**EXERCISE REQUIREMENTS:** Please output every line of the material as it stands, without the pictures.

**DATA:**

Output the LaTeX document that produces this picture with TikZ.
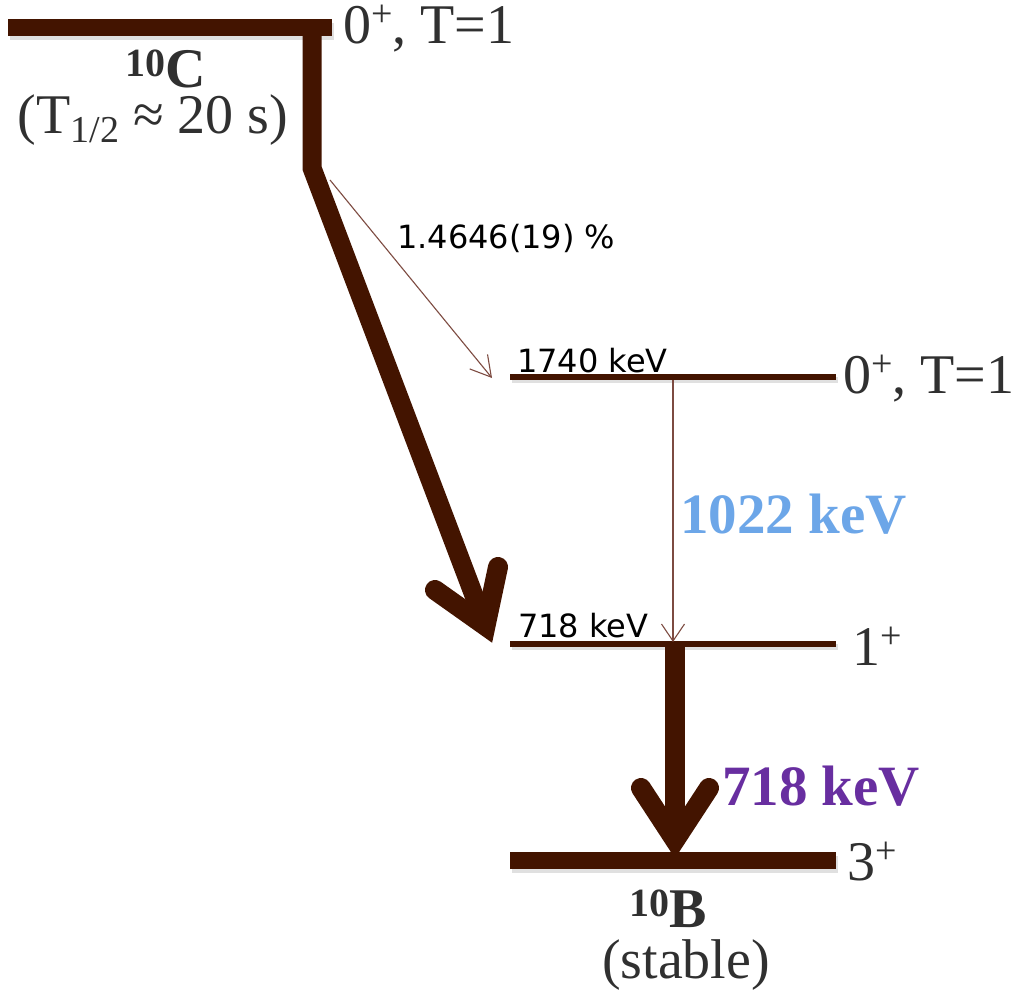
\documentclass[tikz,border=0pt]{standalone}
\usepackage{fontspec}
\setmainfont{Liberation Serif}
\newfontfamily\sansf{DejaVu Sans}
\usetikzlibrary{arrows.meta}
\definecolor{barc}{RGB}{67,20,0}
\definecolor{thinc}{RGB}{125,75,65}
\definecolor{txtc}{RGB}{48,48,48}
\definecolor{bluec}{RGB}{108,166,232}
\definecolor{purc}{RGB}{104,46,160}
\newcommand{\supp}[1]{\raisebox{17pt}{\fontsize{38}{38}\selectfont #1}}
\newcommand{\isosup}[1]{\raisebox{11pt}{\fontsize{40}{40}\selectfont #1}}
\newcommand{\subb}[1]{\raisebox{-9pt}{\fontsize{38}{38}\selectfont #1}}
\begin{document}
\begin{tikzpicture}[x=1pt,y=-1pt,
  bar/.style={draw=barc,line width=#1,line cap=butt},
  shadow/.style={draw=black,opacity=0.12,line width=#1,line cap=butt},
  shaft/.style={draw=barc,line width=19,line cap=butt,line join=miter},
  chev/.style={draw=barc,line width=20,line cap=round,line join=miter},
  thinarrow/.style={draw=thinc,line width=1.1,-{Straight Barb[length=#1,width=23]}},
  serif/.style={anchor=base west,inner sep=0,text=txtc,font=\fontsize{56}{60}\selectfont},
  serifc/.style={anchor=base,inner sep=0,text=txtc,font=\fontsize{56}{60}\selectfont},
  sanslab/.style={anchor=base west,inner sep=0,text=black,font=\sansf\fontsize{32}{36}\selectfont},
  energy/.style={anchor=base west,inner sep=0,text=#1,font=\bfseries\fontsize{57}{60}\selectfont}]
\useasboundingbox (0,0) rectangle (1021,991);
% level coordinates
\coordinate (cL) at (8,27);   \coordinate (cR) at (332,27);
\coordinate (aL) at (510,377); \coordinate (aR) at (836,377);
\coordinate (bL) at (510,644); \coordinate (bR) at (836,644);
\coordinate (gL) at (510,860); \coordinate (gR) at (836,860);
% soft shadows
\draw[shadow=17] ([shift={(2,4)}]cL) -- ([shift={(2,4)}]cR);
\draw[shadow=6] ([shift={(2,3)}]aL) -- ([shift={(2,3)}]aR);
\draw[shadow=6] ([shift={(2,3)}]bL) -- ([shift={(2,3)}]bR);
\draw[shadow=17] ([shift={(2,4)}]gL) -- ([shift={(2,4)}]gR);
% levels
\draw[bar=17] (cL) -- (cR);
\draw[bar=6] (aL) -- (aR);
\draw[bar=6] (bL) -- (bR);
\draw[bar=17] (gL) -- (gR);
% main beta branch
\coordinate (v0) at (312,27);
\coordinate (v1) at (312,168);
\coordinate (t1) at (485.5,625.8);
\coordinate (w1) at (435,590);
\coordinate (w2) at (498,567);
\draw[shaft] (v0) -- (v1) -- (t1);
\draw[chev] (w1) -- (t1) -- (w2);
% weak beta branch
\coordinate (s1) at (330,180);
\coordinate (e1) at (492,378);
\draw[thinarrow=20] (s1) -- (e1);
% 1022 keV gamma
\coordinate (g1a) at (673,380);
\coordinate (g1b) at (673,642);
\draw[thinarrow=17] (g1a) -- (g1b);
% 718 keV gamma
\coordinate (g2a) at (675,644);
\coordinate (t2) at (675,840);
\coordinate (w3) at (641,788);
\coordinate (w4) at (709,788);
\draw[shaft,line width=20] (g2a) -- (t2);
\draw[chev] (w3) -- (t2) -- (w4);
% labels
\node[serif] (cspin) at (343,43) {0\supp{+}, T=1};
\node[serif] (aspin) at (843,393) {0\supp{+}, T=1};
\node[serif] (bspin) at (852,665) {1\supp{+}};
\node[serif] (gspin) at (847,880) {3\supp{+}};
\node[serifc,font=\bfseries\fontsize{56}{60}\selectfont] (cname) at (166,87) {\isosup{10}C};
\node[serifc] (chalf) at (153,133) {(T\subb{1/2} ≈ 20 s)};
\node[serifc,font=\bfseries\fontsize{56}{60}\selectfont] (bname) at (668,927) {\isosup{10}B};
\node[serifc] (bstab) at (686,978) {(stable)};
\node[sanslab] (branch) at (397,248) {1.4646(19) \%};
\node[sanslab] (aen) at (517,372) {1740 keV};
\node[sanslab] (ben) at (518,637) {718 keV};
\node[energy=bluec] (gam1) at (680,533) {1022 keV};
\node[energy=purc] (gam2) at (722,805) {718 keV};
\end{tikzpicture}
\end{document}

**REPLY:**
Output the LaTeX document that produces this picture with TikZ.
\documentclass[tikz,border=0pt]{standalone}
\usepackage{fontspec}
\setmainfont{Liberation Serif}
\newfontfamily\sansf{DejaVu Sans}
\usetikzlibrary{arrows.meta}
\definecolor{barc}{RGB}{67,20,0}
\definecolor{thinc}{RGB}{125,75,65}
\definecolor{txtc}{RGB}{48,48,48}
\definecolor{bluec}{RGB}{108,166,232}
\definecolor{purc}{RGB}{104,46,160}
\newcommand{\supp}[1]{\raisebox{17pt}{\fontsize{38}{38}\selectfont #1}}
\newcommand{\isosup}[1]{\raisebox{11pt}{\fontsize{40}{40}\selectfont #1}}
\newcommand{\subb}[1]{\raisebox{-9pt}{\fontsize{38}{38}\selectfont #1}}
\begin{document}
\begin{tikzpicture}[x=1pt,y=-1pt,
  bar/.style={draw=barc,line width=#1,line cap=butt},
  shadow/.style={draw=black,opacity=0.12,line width=#1,line cap=butt},
  shaft/.style={draw=barc,line width=19,line cap=butt,line join=miter},
  chev/.style={draw=barc,line width=20,line cap=round,line join=miter},
  thinarrow/.style={draw=thinc,line width=1.1,-{Straight Barb[length=#1,width=23]}},
  serif/.style={anchor=base west,inner sep=0,text=txtc,font=\fontsize{56}{60}\selectfont},
  serifc/.style={anchor=base,inner sep=0,text=txtc,font=\fontsize{56}{60}\selectfont},
  sanslab/.style={anchor=base west,inner sep=0,text=black,font=\sansf\fontsize{32}{36}\selectfont},
  energy/.style={anchor=base west,inner sep=0,text=#1,font=\bfseries\fontsize{57}{60}\selectfont}]
\useasboundingbox (0,0) rectangle (1021,991);
% level coordinates
\coordinate (cL) at (8,27);   \coordinate (cR) at (332,27);
\coordinate (aL) at (510,377); \coordinate (aR) at (836,377);
\coordinate (bL) at (510,644); \coordinate (bR) at (836,644);
\coordinate (gL) at (510,860); \coordinate (gR) at (836,860);
% soft shadows
\draw[shadow=17] ([shift={(2,4)}]cL) -- ([shift={(2,4)}]cR);
\draw[shadow=6] ([shift={(2,3)}]aL) -- ([shift={(2,3)}]aR);
\draw[shadow=6] ([shift={(2,3)}]bL) -- ([shift={(2,3)}]bR);
\draw[shadow=17] ([shift={(2,4)}]gL) -- ([shift={(2,4)}]gR);
% levels
\draw[bar=17] (cL) -- (cR);
\draw[bar=6] (aL) -- (aR);
\draw[bar=6] (bL) -- (bR);
\draw[bar=17] (gL) -- (gR);
% main beta branch
\coordinate (v0) at (312,27);
\coordinate (v1) at (312,168);
\coordinate (t1) at (485.5,625.8);
\coordinate (w1) at (435,590);
\coordinate (w2) at (498,567);
\draw[shaft] (v0) -- (v1) -- (t1);
\draw[chev] (w1) -- (t1) -- (w2);
% weak beta branch
\coordinate (s1) at (330,180);
\coordinate (e1) at (492,378);
\draw[thinarrow=20] (s1) -- (e1);
% 1022 keV gamma
\coordinate (g1a) at (673,380);
\coordinate (g1b) at (673,642);
\draw[thinarrow=17] (g1a) -- (g1b);
% 718 keV gamma
\coordinate (g2a) at (675,644);
\coordinate (t2) at (675,840);
\coordinate (w3) at (641,788);
\coordinate (w4) at (709,788);
\draw[shaft,line width=20] (g2a) -- (t2);
\draw[chev] (w3) -- (t2) -- (w4);
% labels
\node[serif] (cspin) at (343,43) {0\supp{+}, T=1};
\node[serif] (aspin) at (843,393) {0\supp{+}, T=1};
\node[serif] (bspin) at (852,665) {1\supp{+}};
\node[serif] (gspin) at (847,880) {3\supp{+}};
\node[serifc,font=\bfseries\fontsize{56}{60}\selectfont] (cname) at (166,87) {\isosup{10}C};
\node[serifc] (chalf) at (153,133) {(T\subb{1/2} ≈ 20 s)};
\node[serifc,font=\bfseries\fontsize{56}{60}\selectfont] (bname) at (668,927) {\isosup{10}B};
\node[serifc] (bstab) at (686,978) {(stable)};
\node[sanslab] (branch) at (397,248) {1.4646(19) \%};
\node[sanslab] (aen) at (517,372) {1740 keV};
\node[sanslab] (ben) at (518,637) {718 keV};
\node[energy=bluec] (gam1) at (680,533) {1022 keV};
\node[energy=purc] (gam2) at (722,805) {718 keV};
\end{tikzpicture}
\end{document}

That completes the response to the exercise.